Lee Schwartz, Takako Aikawa and Chris Quirk 2003:
Disambiguation of English PP Attachment using Multilingual Aligned
Data
A bilingual aligned English-Japanese corpus was used to improve
PP attachment in machine translation. The key is that Japanese is
syntactically unambiguous with respect to the classical quadruple
task, so an aligned bilingual J-E corpus can be used as a corpus that
is annotated as far as PP attachment is concerned. The MSR-MT system
produces low PP attachments by default, so the corpus was used merely
to collect information on when a verb has greater affinity for a PP
than a noun does. With an additional dictionary of such V+P pairs, the
resulting translations were judged by human informers to be
significantly better, whether they were from English to Japanese or to
Spanish.
Mark McLauchlan 2004:
Thesauruses for Prepositional Phrase Attachment
McLauchlan reimplements the tuple-counting model of Collins and Brooks
but with a different smoothing method. Smoothing means adjusting
probability estimates to avoid the low scores caused by sparse data;
usually this is done by using distributions with less context, which
consequently are expected to have less of a problem with sparse data.
Instead, probabilities of similar tuples are added to the function in
the first place, weighted by their similarity.

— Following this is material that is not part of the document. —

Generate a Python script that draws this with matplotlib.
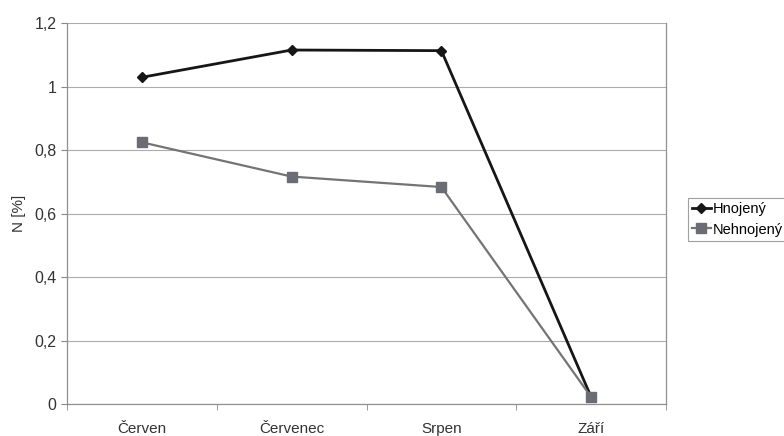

Two general-purpose thesauruses were used as sources of similarity
measures. In addition, a specialized thesaurus was created by running
the extraction algorithm on a corpus consisting solely of PP tuples.
The results:
- using thesaurus smoothing gets the model from 84.3% to 85.2%
- the general thesauruses actually worked better then the
specialized one
- similarity between entire tuples is better measured by rank
counting than by average similarity of its components.